The episode is deeply embarrassing for Mr Trudeau and disappointing for his supporters. Despite his privileged background, he has long pitched himself as champion of the marginalised, and has promoted a number of women and ethnic minorities to his cabinet.
To his admirers in the US, he has been the opposite of Donald Trump.
Polls show Mr Trudeau’s Liberal Party being pressed hard ahead of election day on 21 October. Conservative leader Andrew Scheer has said Mr Trudeau was “not fit to govern this country”.
Asked on Thursday if he intended to stand aside as leader of the party, Mr Trudeau said he had spent much of the day speaking to colleagues and community leaders.
“I will continue to do the work that is necessary to keep us moving forward in the right way,” he said. “Canadians have an important choice to make on October 21 and I trust Canadians to make that right choice.”
Greg Fergus, a Liberal member of parliament who is black, said there was a lot of confusion and hurt in the black community but noted that the prime minister had apologised.

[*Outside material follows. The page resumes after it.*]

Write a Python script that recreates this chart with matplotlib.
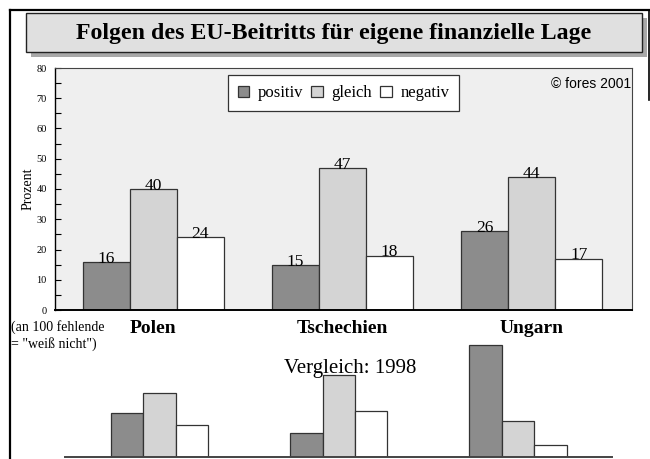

He pointed out that it was Mr Trudeau who put Viola Desmond, a black woman who refused to leave the whites-only section of a Canadian movie theatre in 1944, on Canada’s $10 bill.
Mr Fergus added: “I think the real measure of the man, and I think the thing we need to be talking about, is all the amazing things we have done for diversity.”
Mitzie Hunter, a Liberal who is running to lead the party in Ontario provincial politics and is black, tweeted: “I know it is not representative of the man he is. This is a teachable moment for all of us. I accept his apology and I hope Canadians do too.”